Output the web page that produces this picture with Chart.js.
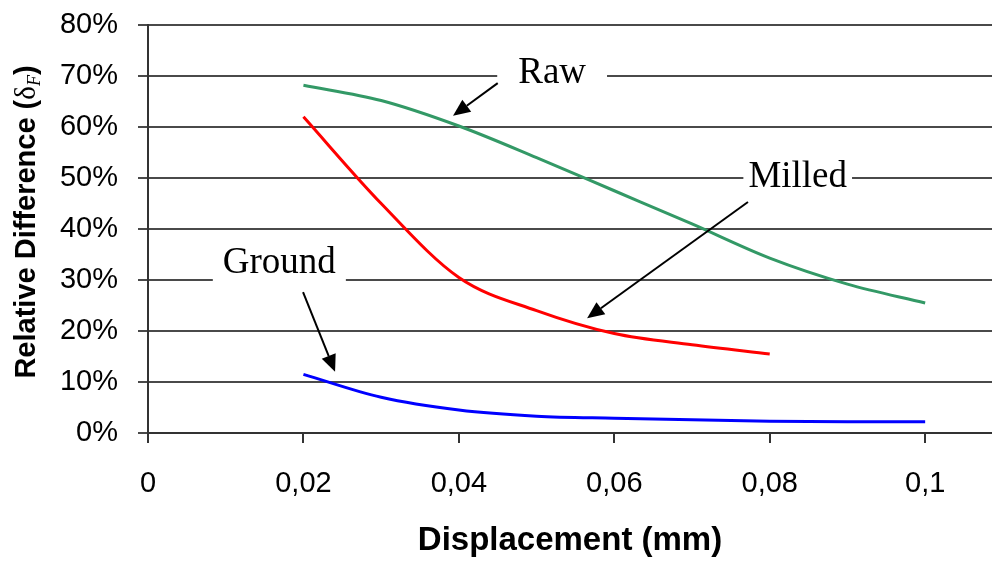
<!DOCTYPE html>
<html>
<head>
<meta charset="utf-8">
<script src="https://cdn.jsdelivr.net/npm/chart.js@4/dist/chart.umd.min.js"></script>
<style>
  html, body { margin: 0; padding: 0; background: #fff; overflow: hidden; }
  canvas { display: block; }
</style>
</head>
<body>
<canvas id="chart" width="992" height="561"></canvas>
<script>
// Displacement (mm) and relative difference (%) for each surface finish
const displacementRaw = [0.02, 0.03, 0.04, 0.05, 0.06, 0.07, 0.08, 0.09, 0.10];
const rawValues       = [68.2, 65.2, 60.2, 54.0, 47.5, 41.0, 34.3, 29.2, 25.5];

const displacementMilled = [0.02, 0.03, 0.04, 0.05, 0.06, 0.07, 0.08];
const milledValues       = [62.0, 45.0, 30.5, 24.0, 19.5, 17.3, 15.5];

const displacementGround = [0.02, 0.03, 0.04, 0.05, 0.06, 0.07, 0.08, 0.09, 0.10];
const groundValues       = [11.5, 7.0, 4.5, 3.3, 2.9, 2.6, 2.3, 2.2, 2.2];

// Axis tick values
const xTickValues = [0, 0.02, 0.04, 0.06, 0.08, 0.10];
const yTickValues = [0, 10, 20, 30, 40, 50, 60, 70, 80];

const toPoints = (xs, ys) => xs.map((x, i) => ({ x: x, y: ys[i] }));

// Callout labels with arrows, placed in data units
const callouts = [
  { text: 'Raw',    x: 0.0520, y: 68.6, pad: 21, from: [0.0450, 68.6], to: [0.03925, 62.2] },
  { text: 'Milled', x: 0.0836, y: 48.2, pad: 5,  from: [0.0772, 45.3], to: [0.0565, 22.5] },
  { text: 'Ground', x: 0.0169, y: 31.4, pad: 10, from: [0.01995, 27.6], to: [0.02407, 12.0] }
];

const calloutPlugin = {
  id: 'callouts',
  afterDatasetsDraw(chart) {
    const { ctx, scales: { x, y } } = chart;
    ctx.save();
    ctx.font = '37px "Liberation Serif", "Times New Roman", serif';
    ctx.textAlign = 'center';
    ctx.textBaseline = 'alphabetic';
    callouts.forEach(c => {
      const px = x.getPixelForValue(c.x);
      const py = y.getPixelForValue(c.y);
      const w = ctx.measureText(c.text).width;
      ctx.fillStyle = '#ffffff';
      ctx.fillRect(px - w / 2 - c.pad, py - 30, w + 2 * c.pad, 40);
      ctx.fillStyle = '#000000';
      ctx.fillText(c.text, px, py);

      const x1 = x.getPixelForValue(c.from[0]), y1 = y.getPixelForValue(c.from[1]);
      const x2 = x.getPixelForValue(c.to[0]),   y2 = y.getPixelForValue(c.to[1]);
      const ang = Math.atan2(y2 - y1, x2 - x1);
      const headLen = 17, headHalf = 7.5;
      const bx = x2 - headLen * Math.cos(ang), by = y2 - headLen * Math.sin(ang);
      ctx.strokeStyle = '#000000';
      ctx.lineWidth = 2;
      ctx.beginPath();
      ctx.moveTo(x1, y1);
      ctx.lineTo(bx, by);
      ctx.stroke();
      ctx.beginPath();
      ctx.moveTo(x2, y2);
      ctx.lineTo(bx + headHalf * Math.sin(ang), by - headHalf * Math.cos(ang));
      ctx.lineTo(bx - headHalf * Math.sin(ang), by + headHalf * Math.cos(ang));
      ctx.closePath();
      ctx.fillStyle = '#000000';
      ctx.fill();
    });
    ctx.restore();
  }
};

// Vertical axis title with the subscripted delta symbol
const yTitlePlugin = {
  id: 'yTitle',
  afterDraw(chart) {
    const { ctx } = chart;
    const parts = [
      { t: 'Relative Difference (', f: 'bold 29px "Liberation Sans", Arial, sans-serif', dy: 0 },
      { t: '\u03B4', f: '29px "Liberation Serif", "Times New Roman", serif', dy: 0 },
      { t: 'F', f: 'italic 18px "Liberation Serif", "Times New Roman", serif', dy: 5 },
      { t: ')', f: 'bold 29px "Liberation Sans", Arial, sans-serif', dy: 0 }
    ];
    ctx.save();
    let total = 0;
    parts.forEach(p => { ctx.font = p.f; p.w = ctx.measureText(p.t).width; total += p.w; });
    ctx.translate(25, 222);
    ctx.rotate(-Math.PI / 2);
    ctx.fillStyle = '#000000';
    ctx.textAlign = 'left';
    ctx.textBaseline = 'alphabetic';
    let cx = -total / 2;
    parts.forEach(p => {
      ctx.font = p.f;
      ctx.fillText(p.t, cx, 10.4 + p.dy);
      cx += p.w;
    });
    ctx.restore();
  }
};

const fmtX = v => {
  const s = String(Number(v.toFixed(2)));
  return s.replace('.', ',');
};

new Chart(document.getElementById('chart'), {
  type: 'line',
  data: {
    datasets: [
      { label: 'Raw',    data: toPoints(displacementRaw, rawValues),       borderColor: '#339966' },
      { label: 'Milled', data: toPoints(displacementMilled, milledValues), borderColor: '#ff0000' },
      { label: 'Ground', data: toPoints(displacementGround, groundValues), borderColor: '#0000ff' }
    ]
  },
  options: {
    responsive: false,
    animation: false,
    devicePixelRatio: 1,
    layout: { padding: { top: 25, left: 0, right: 0, bottom: 0 } },
    elements: {
      line: { borderWidth: 3, cubicInterpolationMode: 'monotone', fill: false },
      point: { radius: 0, hoverRadius: 0 }
    },
    plugins: {
      legend: { display: false },
      tooltip: { enabled: false }
    },
    scales: {
      x: {
        type: 'linear',
        min: 0,
        max: 0.1086,
        afterBuildTicks: s => { s.ticks = xTickValues.map(v => ({ value: v })); },
        afterFit: s => { s.height = 128; s.paddingLeft = 0; s.paddingRight = 0; },
        grid: {
          drawOnChartArea: false,
          drawTicks: true,
          tickLength: 10,
          color: '#333333',
          lineWidth: 2
        },
        border: { display: true, color: '#333333', width: 2 },
        ticks: {
          color: '#000000',
          padding: 24,
          maxRotation: 0,
          autoSkip: false,
          font: { family: '"Liberation Sans", Arial, sans-serif', size: 29 },
          callback: v => fmtX(v)
        },
        title: {
          display: true,
          text: 'Displacement (mm)',
          color: '#000000',
          padding: { top: 0, bottom: 0 },
          font: { family: '"Liberation Sans", Arial, sans-serif', size: 33, weight: 'bold' }
        }
      },
      y: {
        min: 0,
        max: 80,
        afterBuildTicks: s => { s.ticks = yTickValues.map(v => ({ value: v })); },
        afterFit: s => { s.width = 148; s.paddingTop = 0; s.paddingBottom = 0; },
        grid: {
          drawOnChartArea: true,
          drawTicks: true,
          tickLength: 10,
          color: '#4a4a4a',
          lineWidth: 2
        },
        border: { display: true, color: '#333333', width: 2 },
        ticks: {
          color: '#000000',
          padding: 20,
          font: { family: '"Liberation Sans", Arial, sans-serif', size: 29 },
          callback: v => v + '%'
        }
      }
    }
  },
  plugins: [calloutPlugin, yTitlePlugin]
});
</script>
</body>
</html>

# THE TASK
In this exercise, set down all of the data exactly, without the pictures.

# SOLUTION TO THIS EXERCISE
Output the web page that produces this picture with Chart.js.
<!DOCTYPE html>
<html>
<head>
<meta charset="utf-8">
<script src="https://cdn.jsdelivr.net/npm/chart.js@4/dist/chart.umd.min.js"></script>
<style>
  html, body { margin: 0; padding: 0; background: #fff; overflow: hidden; }
  canvas { display: block; }
</style>
</head>
<body>
<canvas id="chart" width="992" height="561"></canvas>
<script>
// Displacement (mm) and relative difference (%) for each surface finish
const displacementRaw = [0.02, 0.03, 0.04, 0.05, 0.06, 0.07, 0.08, 0.09, 0.10];
const rawValues       = [68.2, 65.2, 60.2, 54.0, 47.5, 41.0, 34.3, 29.2, 25.5];

const displacementMilled = [0.02, 0.03, 0.04, 0.05, 0.06, 0.07, 0.08];
const milledValues       = [62.0, 45.0, 30.5, 24.0, 19.5, 17.3, 15.5];

const displacementGround = [0.02, 0.03, 0.04, 0.05, 0.06, 0.07, 0.08, 0.09, 0.10];
const groundValues       = [11.5, 7.0, 4.5, 3.3, 2.9, 2.6, 2.3, 2.2, 2.2];

// Axis tick values
const xTickValues = [0, 0.02, 0.04, 0.06, 0.08, 0.10];
const yTickValues = [0, 10, 20, 30, 40, 50, 60, 70, 80];

const toPoints = (xs, ys) => xs.map((x, i) => ({ x: x, y: ys[i] }));

// Callout labels with arrows, placed in data units
const callouts = [
  { text: 'Raw',    x: 0.0520, y: 68.6, pad: 21, from: [0.0450, 68.6], to: [0.03925, 62.2] },
  { text: 'Milled', x: 0.0836, y: 48.2, pad: 5,  from: [0.0772, 45.3], to: [0.0565, 22.5] },
  { text: 'Ground', x: 0.0169, y: 31.4, pad: 10, from: [0.01995, 27.6], to: [0.02407, 12.0] }
];

const calloutPlugin = {
  id: 'callouts',
  afterDatasetsDraw(chart) {
    const { ctx, scales: { x, y } } = chart;
    ctx.save();
    ctx.font = '37px "Liberation Serif", "Times New Roman", serif';
    ctx.textAlign = 'center';
    ctx.textBaseline = 'alphabetic';
    callouts.forEach(c => {
      const px = x.getPixelForValue(c.x);
      const py = y.getPixelForValue(c.y);
      const w = ctx.measureText(c.text).width;
      ctx.fillStyle = '#ffffff';
      ctx.fillRect(px - w / 2 - c.pad, py - 30, w + 2 * c.pad, 40);
      ctx.fillStyle = '#000000';
      ctx.fillText(c.text, px, py);

      const x1 = x.getPixelForValue(c.from[0]), y1 = y.getPixelForValue(c.from[1]);
      const x2 = x.getPixelForValue(c.to[0]),   y2 = y.getPixelForValue(c.to[1]);
      const ang = Math.atan2(y2 - y1, x2 - x1);
      const headLen = 17, headHalf = 7.5;
      const bx = x2 - headLen * Math.cos(ang), by = y2 - headLen * Math.sin(ang);
      ctx.strokeStyle = '#000000';
      ctx.lineWidth = 2;
      ctx.beginPath();
      ctx.moveTo(x1, y1);
      ctx.lineTo(bx, by);
      ctx.stroke();
      ctx.beginPath();
      ctx.moveTo(x2, y2);
      ctx.lineTo(bx + headHalf * Math.sin(ang), by - headHalf * Math.cos(ang));
      ctx.lineTo(bx - headHalf * Math.sin(ang), by + headHalf * Math.cos(ang));
      ctx.closePath();
      ctx.fillStyle = '#000000';
      ctx.fill();
    });
    ctx.restore();
  }
};

// Vertical axis title with the subscripted delta symbol
const yTitlePlugin = {
  id: 'yTitle',
  afterDraw(chart) {
    const { ctx } = chart;
    const parts = [
      { t: 'Relative Difference (', f: 'bold 29px "Liberation Sans", Arial, sans-serif', dy: 0 },
      { t: '\u03B4', f: '29px "Liberation Serif", "Times New Roman", serif', dy: 0 },
      { t: 'F', f: 'italic 18px "Liberation Serif", "Times New Roman", serif', dy: 5 },
      { t: ')', f: 'bold 29px "Liberation Sans", Arial, sans-serif', dy: 0 }
    ];
    ctx.save();
    let total = 0;
    parts.forEach(p => { ctx.font = p.f; p.w = ctx.measureText(p.t).width; total += p.w; });
    ctx.translate(25, 222);
    ctx.rotate(-Math.PI / 2);
    ctx.fillStyle = '#000000';
    ctx.textAlign = 'left';
    ctx.textBaseline = 'alphabetic';
    let cx = -total / 2;
    parts.forEach(p => {
      ctx.font = p.f;
      ctx.fillText(p.t, cx, 10.4 + p.dy);
      cx += p.w;
    });
    ctx.restore();
  }
};

const fmtX = v => {
  const s = String(Number(v.toFixed(2)));
  return s.replace('.', ',');
};

new Chart(document.getElementById('chart'), {
  type: 'line',
  data: {
    datasets: [
      { label: 'Raw',    data: toPoints(displacementRaw, rawValues),       borderColor: '#339966' },
      { label: 'Milled', data: toPoints(displacementMilled, milledValues), borderColor: '#ff0000' },
      { label: 'Ground', data: toPoints(displacementGround, groundValues), borderColor: '#0000ff' }
    ]
  },
  options: {
    responsive: false,
    animation: false,
    devicePixelRatio: 1,
    layout: { padding: { top: 25, left: 0, right: 0, bottom: 0 } },
    elements: {
      line: { borderWidth: 3, cubicInterpolationMode: 'monotone', fill: false },
      point: { radius: 0, hoverRadius: 0 }
    },
    plugins: {
      legend: { display: false },
      tooltip: { enabled: false }
    },
    scales: {
      x: {
        type: 'linear',
        min: 0,
        max: 0.1086,
        afterBuildTicks: s => { s.ticks = xTickValues.map(v => ({ value: v })); },
        afterFit: s => { s.height = 128; s.paddingLeft = 0; s.paddingRight = 0; },
        grid: {
          drawOnChartArea: false,
          drawTicks: true,
          tickLength: 10,
          color: '#333333',
          lineWidth: 2
        },
        border: { display: true, color: '#333333', width: 2 },
        ticks: {
          color: '#000000',
          padding: 24,
          maxRotation: 0,
          autoSkip: false,
          font: { family: '"Liberation Sans", Arial, sans-serif', size: 29 },
          callback: v => fmtX(v)
        },
        title: {
          display: true,
          text: 'Displacement (mm)',
          color: '#000000',
          padding: { top: 0, bottom: 0 },
          font: { family: '"Liberation Sans", Arial, sans-serif', size: 33, weight: 'bold' }
        }
      },
      y: {
        min: 0,
        max: 80,
        afterBuildTicks: s => { s.ticks = yTickValues.map(v => ({ value: v })); },
        afterFit: s => { s.width = 148; s.paddingTop = 0; s.paddingBottom = 0; },
        grid: {
          drawOnChartArea: true,
          drawTicks: true,
          tickLength: 10,
          color: '#4a4a4a',
          lineWidth: 2
        },
        border: { display: true, color: '#333333', width: 2 },
        ticks: {
          color: '#000000',
          padding: 20,
          font: { family: '"Liberation Sans", Arial, sans-serif', size: 29 },
          callback: v => v + '%'
        }
      }
    }
  },
  plugins: [calloutPlugin, yTitlePlugin]
});
</script>
</body>
</html>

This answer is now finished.